Subject Area Security and Dependability, Operating-, Communication- and Distributed Systems
Term from 2015 to 2020
Project identifier Deutsche Forschungsgemeinschaft (DFG) - Project number 206480214
 
There is an ongoing trend towards cyber-physical systems, which raises many questions and concerns prominently including safety and security matters. The research unit Controlling Concurrent Change (CCC) aims at answering a specific subset of these open issues, namely how the flexibility of software and its opportunity for reconfiguration and updates can be utilized, while still preserving essential mission-critical non-functional properties.

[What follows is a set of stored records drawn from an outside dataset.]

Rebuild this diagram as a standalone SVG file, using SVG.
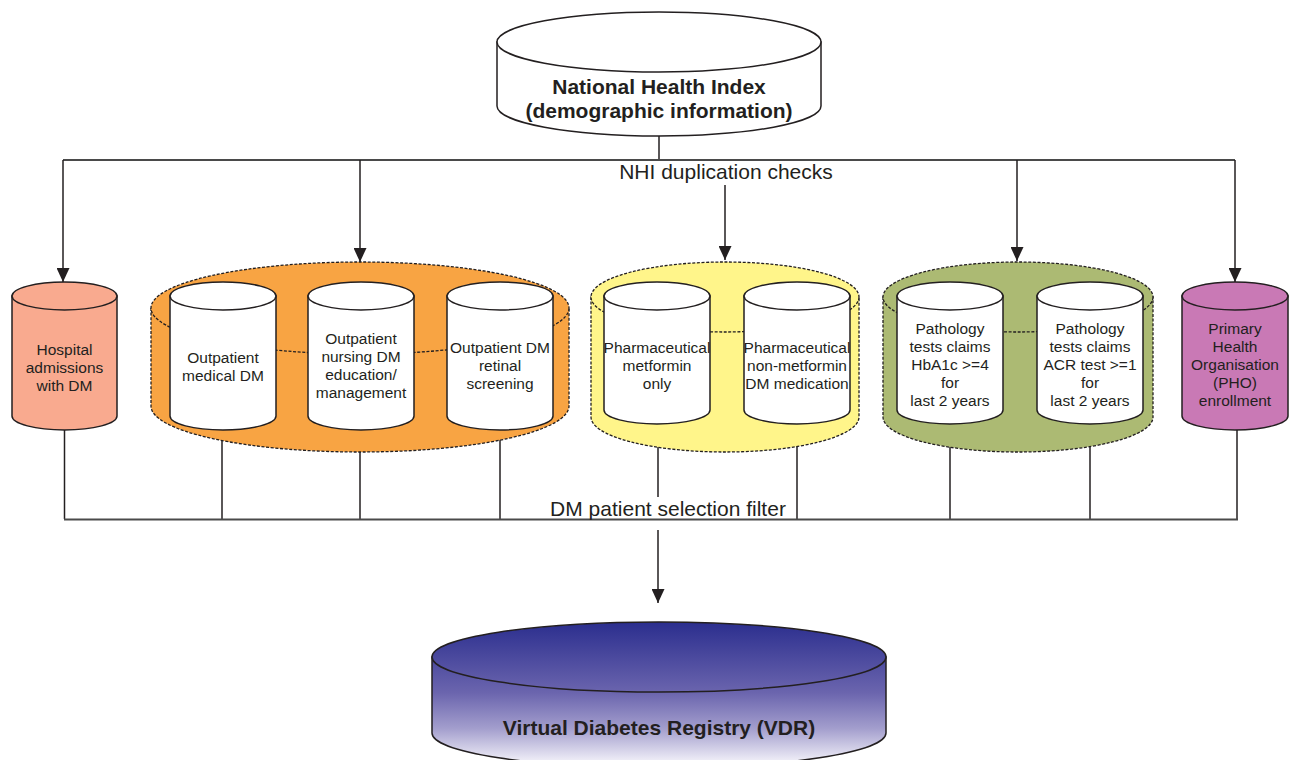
<svg xmlns="http://www.w3.org/2000/svg" width="1290" height="760" viewBox="0 0 1290 760">
<style>
.cyl{stroke:#231f20;stroke-width:1.5}
.w{fill:#ffffff}
.big{stroke:#231f20;stroke-width:1.3;stroke-dasharray:3 1.6}
.t{font-family:"Liberation Sans",Arial,sans-serif;font-size:15.5px;fill:#231f20;text-anchor:middle}
.b{font-family:"Liberation Sans",Arial,sans-serif;font-size:21px;font-weight:bold;fill:#231f20;text-anchor:middle}
.lbl{font-family:"Liberation Sans",Arial,sans-serif;font-size:21px;fill:#231f20;text-anchor:middle}
.ln{fill:none;stroke:#231f20;stroke-width:1.5}
.hl{fill:none;stroke:#4a4a4a;stroke-width:2}
</style>
<defs>
<marker id="arr" markerUnits="userSpaceOnUse" markerWidth="14" markerHeight="13" refX="14" refY="6.5" orient="auto">
<path d="M0,0 L14,6.5 L0,13 Z" fill="#231f20"/>
</marker>
<linearGradient id="vdrg" gradientUnits="userSpaceOnUse" x1="0" y1="622" x2="0" y2="764">
<stop offset="0" stop-color="#2b2e8e"/>
<stop offset="0.5" stop-color="#6b65ae"/>
<stop offset="0.75" stop-color="#a39ecd"/>
<stop offset="1" stop-color="#f6f5fb"/>
</linearGradient>
</defs>

<g id="connectors">
<path class="ln" d="M659,136 V160"/>
<path class="hl" d="M63,160 H1235"/>
<path class="ln" d="M63,160 V282" marker-end="url(#arr)"/>
<path class="ln" d="M360,160 V262" marker-end="url(#arr)"/>
<path class="ln" d="M1017,160 V261" marker-end="url(#arr)"/>
<path class="ln" d="M1235,160 V282" marker-end="url(#arr)"/>
<path class="ln" d="M725,185 V260" marker-end="url(#arr)"/>
<path class="ln" d="M64.5,430 V519"/>
<path class="ln" d="M222,440 V519"/>
<path class="ln" d="M360,452 V519"/>
<path class="ln" d="M500,440 V519"/>
<path class="ln" d="M658,447 V497"/>
<path class="ln" d="M797,446 V519"/>
<path class="ln" d="M950,447 V519"/>
<path class="ln" d="M1090,446 V519"/>
<path class="ln" d="M1237,430 V519"/>
<path class="hl" d="M64,519.5 H1238"/>
<path class="ln" d="M658,530 V603" marker-end="url(#arr)"/>
<text class="lbl" x="726" y="179">NHI duplication checks</text>
<text class="lbl" x="668" y="516">DM patient selection filter</text>
</g>

<g id="nhi">
<path class="cyl w" d="M497,42 V106 A162,30 0 0 0 821,106 V42 Z"/>
<ellipse class="cyl w" cx="659" cy="42" rx="162" ry="30"/>
<text class="b" x="659" y="94">National Health Index</text>
<text class="b" x="659" y="118">(demographic information)</text>
</g>

<g id="hospital">
<path class="cyl" fill="#f9aa8f" d="M12,296 V416 A52.5,14 0 0 0 117,416 V296 Z"/>
<ellipse class="cyl" fill="#f9aa8f" cx="64.5" cy="296" rx="52.5" ry="14"/>
<text class="t" x="64.5" y="354.5">Hospital</text>
<text class="t" x="64.5" y="372.5">admissions</text>
<text class="t" x="64.5" y="390.5">with DM</text>
</g>

<g id="outpatient-group">
<path class="big" fill="#f8a443" d="M151,308 V406 A209,46 0 0 0 569,406 V308 Z"/>
<ellipse class="big" fill="#f8a443" cx="360" cy="308" rx="209" ry="46"/>
<g id="outpatient-medical">
<path class="cyl w" d="M170,296 V416 A53,14 0 0 0 276,416 V296 Z"/>
<ellipse class="cyl w" cx="223" cy="296" rx="53" ry="14"/>
<text class="t" x="223" y="362.5">Outpatient</text>
<text class="t" x="223" y="380.5">medical DM</text>
</g>
<g id="outpatient-nursing">
<path class="cyl w" d="M308,296 V416 A53,14 0 0 0 414,416 V296 Z"/>
<ellipse class="cyl w" cx="361" cy="296" rx="53" ry="14"/>
<text class="t" x="361" y="343.5">Outpatient</text>
<text class="t" x="361" y="361.5">nursing DM</text>
<text class="t" x="361" y="379.5">education/</text>
<text class="t" x="361" y="397.5">management</text>
</g>
<g id="outpatient-retinal">
<path class="cyl w" d="M447,296 V416 A53,14 0 0 0 553,416 V296 Z"/>
<ellipse class="cyl w" cx="500" cy="296" rx="53" ry="14"/>
<text class="t" x="500" y="352.5">Outpatient DM</text>
<text class="t" x="500" y="370.5">retinal</text>
<text class="t" x="500" y="388.5">screening</text>
</g>
</g>

<g id="pharma-group">
<path class="big" fill="#fff58a" d="M591,297 V417 A134,35 0 0 0 859,417 V297 Z"/>
<ellipse class="big" fill="#fff58a" cx="725" cy="297" rx="134" ry="35"/>
<g id="pharma-metformin">
<path class="cyl w" d="M604,296 V410 A53,14 0 0 0 710,410 V296 Z"/>
<ellipse class="cyl w" cx="657" cy="296" rx="53" ry="14"/>
<text class="t" x="657" y="352.5">Pharmaceutical</text>
<text class="t" x="657" y="370.5">metformin</text>
<text class="t" x="657" y="388.5">only</text>
</g>
<g id="pharma-nonmetformin">
<path class="cyl w" d="M744,296 V410 A53,14 0 0 0 850,410 V296 Z"/>
<ellipse class="cyl w" cx="797" cy="296" rx="53" ry="14"/>
<text class="t" x="797" y="352.5">Pharmaceutical</text>
<text class="t" x="797" y="370.5">non-metformin</text>
<text class="t" x="797" y="388.5">DM medication</text>
</g>
</g>

<g id="pathology-group">
<path class="big" fill="#acba73" d="M883,297 V417 A135,35 0 0 0 1153,417 V297 Z"/>
<ellipse class="big" fill="#acba73" cx="1018" cy="297" rx="135" ry="35"/>
<g id="pathology-hba1c">
<path class="cyl w" d="M897,296 V410 A53,14 0 0 0 1003,410 V296 Z"/>
<ellipse class="cyl w" cx="950" cy="296" rx="53" ry="14"/>
<text class="t" x="950" y="333.5">Pathology</text>
<text class="t" x="950" y="351.5">tests claims</text>
<text class="t" x="950" y="369.5">HbA1c &gt;=4</text>
<text class="t" x="950" y="387.5">for</text>
<text class="t" x="950" y="405.5">last 2 years</text>
</g>
<g id="pathology-acr">
<path class="cyl w" d="M1037,296 V410 A53,14 0 0 0 1143,410 V296 Z"/>
<ellipse class="cyl w" cx="1090" cy="296" rx="53" ry="14"/>
<text class="t" x="1090" y="333.5">Pathology</text>
<text class="t" x="1090" y="351.5">tests claims</text>
<text class="t" x="1090" y="369.5">ACR test &gt;=1</text>
<text class="t" x="1090" y="387.5">for</text>
<text class="t" x="1090" y="405.5">last 2 years</text>
</g>
</g>

<g id="pho">
<path class="cyl" fill="#c979b5" d="M1182,296 V416 A53,14 0 0 0 1288,416 V296 Z"/>
<ellipse class="cyl" fill="#c979b5" cx="1235" cy="296" rx="53" ry="14"/>
<text class="t" x="1235" y="333.5">Primary</text>
<text class="t" x="1235" y="351.5">Health</text>
<text class="t" x="1235" y="369.5">Organisation</text>
<text class="t" x="1235" y="387.5">(PHO)</text>
<text class="t" x="1235" y="405.5">enrollment</text>
</g>

<g id="vdr">
<path class="cyl" fill="url(#vdrg)" d="M432,657 V733 A227,35 0 0 0 886,733 V657 Z"/>
<ellipse class="cyl" fill="url(#vdrg)" cx="659" cy="657" rx="227" ry="35"/>
<text class="b" x="659" y="735">Virtual Diabetes Registry (VDR)</text>
</g>
</svg>
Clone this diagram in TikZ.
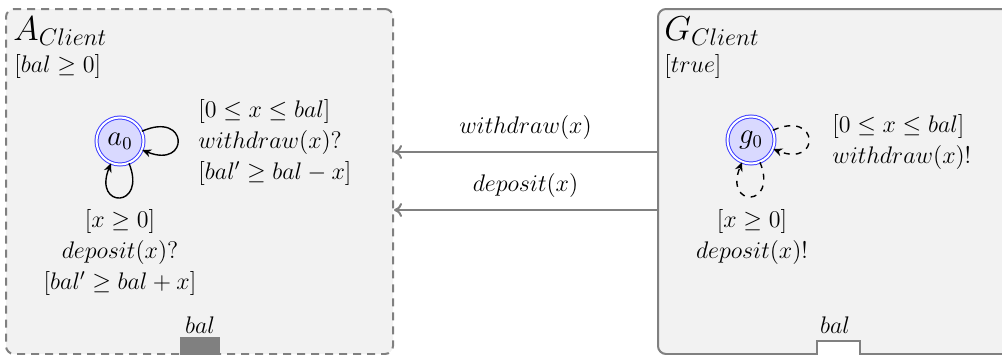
\documentclass[tikz,border=0pt]{standalone}
\usetikzlibrary{arrows.meta}
\begin{document}
\begin{tikzpicture}[x=0.5pt,y=-0.5pt,
  boxbase/.style={rectangle, rounded corners=4pt, fill=gray!10, draw=gray, line width=1pt, anchor=north west, minimum height=172.5pt, inner sep=0pt},
  abox/.style={boxbase, dash pattern=on 4pt off 3pt},
  gbox/.style={boxbase},
  state/.style={circle, draw=blue!75, line width=0.5pt, double=white, double distance=1pt, fill=blue!15, minimum size=23.5pt, inner sep=0pt, font=\fontsize{13.5}{15}\selectfont},
  lbl/.style={font=\fontsize{12}{15.5}\selectfont, inner sep=0pt},
  ttl/.style={font=\fontsize{17}{20}\selectfont, inner sep=0pt, anchor=base west},
  inv/.style={font=\fontsize{11.5}{13}\selectfont, inner sep=0pt, anchor=base west},
  selfloop/.style={draw=black, line width=0.7pt, -{Stealth[length=4.5pt,width=4pt]}, loop, min distance=12pt, looseness=7},
  dloop/.style={selfloop, dashed},
  conn/.style={draw=gray, line width=1pt, -{To[length=4pt,width=7pt]}},
  port/.style={rectangle, draw=gray, line width=1pt, inner sep=0pt, anchor=north}
]
\useasboundingbox (0,0) rectangle (1002,354);
% boxes
\node[abox, minimum width=193.5pt] (A) at (5,8) {};
\node[gbox, minimum width=190pt] (G) at (657,8) {};
% titles
\node[ttl] (At) at (13,40) {$A_{Client}$};
\node[inv] (Ai) at (14,72) {$[bal \geq 0]$};
\node[ttl] (Gt) at (664,40) {$G_{Client}$};
\node[inv] (Gi) at (664,72) {$[true]$};
% states
\node[state] (a0) at (120,141) {$a_0$};
\node[state] (g0) at (751,140) {$g_0$};
% loops
\path (a0) edge[selfloop, out=24, in=-22] (a0);
\path (a0) edge[selfloop, out=-68, in=-112] (a0);
\path (g0) edge[dloop, out=24, in=-22] (g0);
\path (g0) edge[dloop, out=-68, in=-112] (g0);
% loop labels
\node[lbl, anchor=west, align=left] (aw) at (198,142) {$[0 \leq x \leq bal]$\\ $withdraw(x)?$\\ $[bal' \geq bal - x]$};
\node[lbl, anchor=north, align=center] (ad) at (120,209) {$[x \geq 0]$\\ $deposit(x)?$\\ $[bal' \geq bal + x]$};
\node[lbl, anchor=west, align=left] (gw) at (832,142) {$[0 \leq x \leq bal]$\\ $withdraw(x)!$};
\node[lbl, anchor=north, align=center] (gd) at (752,209) {$[x \geq 0]$\\ $deposit(x)!$};
% connectors
\coordinate (yw) at (0,152);
\coordinate (yd) at (0,210);
\draw[conn] (G.west |- yw) -- node[lbl, above=6pt] (lw) {$withdraw(x)$} (A.east |- yw);
\draw[conn] (G.west |- yd) -- node[lbl, above=6pt] (ld) {$deposit(x)$} (A.east |- yd);
% ports
\node[port, fill=gray, minimum width=19pt, minimum height=10pt] (ap) at (200,337) {};
\node[lbl, anchor=base] (apl) at (200,333) {$bal$};
\node[port, fill=white, minimum width=21.5pt, minimum height=10pt] (gp) at (838.5,340) {};
\node[lbl, anchor=base] (gpl) at (835,333) {$bal$};
\end{tikzpicture}
\end{document}
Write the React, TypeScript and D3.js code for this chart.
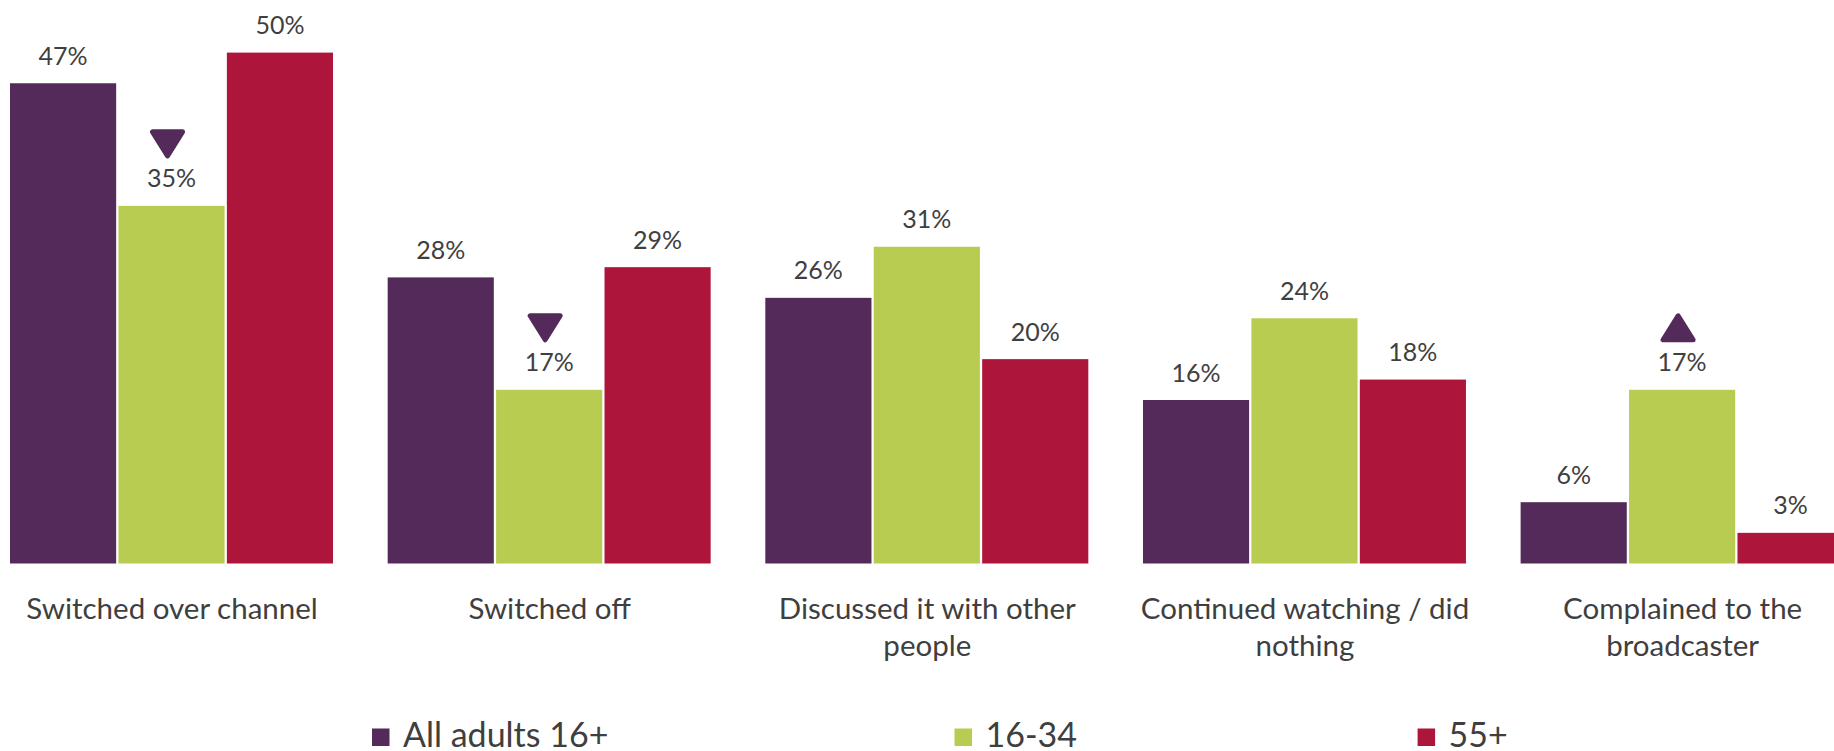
import React from "react";
import * as d3 from "d3";

const categories: string[][] = [
  ["Switched over channel"],
  ["Switched off"],
  ["Discussed it with other", "people"],
  ["Continued watching / did", "nothing"],
  ["Complained to the", "broadcaster"],
];
const seriesNames = ["All adults 16+", "16-34", "55+"];
const allAdults = [47, 28, 26, 16, 6];
const age16to34 = [35, 17, 31, 24, 17];
const age55plus = [50, 29, 20, 18, 3];
// significance markers: [category index, series index, direction]
const sigMarkers: [number, number, "down" | "up"][] = [
  [0, 1, "down"],
  [1, 1, "down"],
  [4, 1, "up"],
];

const colors = ["#532A59", "#B8CC52", "#AD163A"];
const W = 1834;
const H = 751;
const FONT = "Lato, 'Open Sans', sans-serif";
const TEXT = "#3F3F3F";

export default function App() {
  const series = [allAdults, age16to34, age55plus];
  const idx = categories.map((_, i) => i);
  const x0 = d3
    .scaleBand<number>()
    .domain(idx)
    .range([-16.8, 1871.45])
    .paddingInner(0.142)
    .paddingOuter(0.071);
  const x1 = d3
    .scaleBand<number>()
    .domain([0, 1, 2])
    .range([0, 323])
    .paddingInner(0.021);
  const y = d3.scaleLinear().domain([0, 50]).range([563.5, 52.6]);

  const legendX = [372, 954.5, 1417.6];

  const tri = (cx: number, by: number, dir: "down" | "up") => {
    const w = 30;
    const h = 24;
    if (dir === "down") {
      const top = by - h;
      return `M${cx - w / 2},${top} L${cx + w / 2},${top} L${cx},${by} Z`;
    }
    const top = by - h;
    return `M${cx - w / 2},${by} L${cx + w / 2},${by} L${cx},${top} Z`;
  };

  return (
    <svg
      width={W}
      height={H}
      style={{ position: "absolute", left: 0, top: 0, background: "#fff" }}
      fontFamily={FONT}
    >
      {idx.map((ci) => (
        <g key={ci} transform={`translate(${x0(ci)},0)`}>
          {series.map((s, si) => (
            <rect
              key={si}
              x={x1(si)}
              y={y(s[ci])}
              width={x1.bandwidth()}
              height={y(0) - y(s[ci])}
              fill={colors[si]}
            />
          ))}
          {series.map((s, si) => (
            <text
              key={"t" + si}
              x={(x1(si) as number) + x1.bandwidth() / 2}
              y={y(s[ci]) - 18.5}
              textAnchor="middle"
              fontSize={25}
              fill={TEXT}
            >
              {s[ci]}%
            </text>
          ))}
          <text
            textAnchor="middle"
            fontSize={29.5}
            fill={TEXT}
          >
            {categories[ci].map((line, li) => (
              <tspan key={li} x={x0.bandwidth() / 2} y={619 + li * 37}>
                {line}
              </tspan>
            ))}
          </text>
        </g>
      ))}
      {sigMarkers.map(([ci, si, dir], k) => {
        const cx =
          (x0(ci) as number) + (x1(si) as number) + x1.bandwidth() / 2 - 4;
        const by = y(series[si][ci]) - 50;
        return (
          <path
            key={k}
            d={tri(cx, by, dir)}
            fill={colors[0]}
            stroke={colors[0]}
            strokeWidth={5}
            strokeLinejoin="round"
          />
        );
      })}
      {seriesNames.map((name, i) => (
        <g key={name} transform={`translate(${legendX[i]},0)`}>
          <rect x={0} y={728.5} width={17.5} height={17.5} fill={colors[i]} />
          <text x={31} y={747} fontSize={34} fill={TEXT}>
            {name}
          </text>
        </g>
      ))}
    </svg>
  );
}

The subproject A3 "Resource efficient dynamic agreement and replication" addresses the challenge to provide a basis for joint and reliable reconfiguration of CCC-controlled domains and offers applications that are dispersed over multiple CCC-domains support for fault-tolerant coordination and replication. Thereby, faults are not limited to crashes but depending on the scenario range from hardware induced malfunctioning (e.g. bit flips) up to the extreme of intentional and coordinated malicious behavior. At the technical level the A3 subproject aims at providing novel protocols for resource efficient Byzantine agreement that are tailored towards resource constrained embedded systems. Depending on the use case wireless and mobile settings are targeted. While the first poses the challenge of being less reliable and more constrained compared to the typical deployment environment of agreement protocols the intended smart use of multi-homing might mitigate these effects. Mobile settings furthermore typically demand to address frequent membership changes, which poses a challenge for existing Byzantine agreement protocols and so far has been neglected. As one of the core parts of the CCC infrastructure, the online validation of an update requires for all non-trivial cases a resource-intensive planning process. Naively replication of this functionality for coordinated reconfiguration of multiple domains would waste vast amounts of resources. Accordingly tailored replication schemes for this core task will be devised and evaluated. The latter will be performed in combination with the developed agreement support in scope of simulated environments as well as a physical deployment consisting of a set of embedded systems.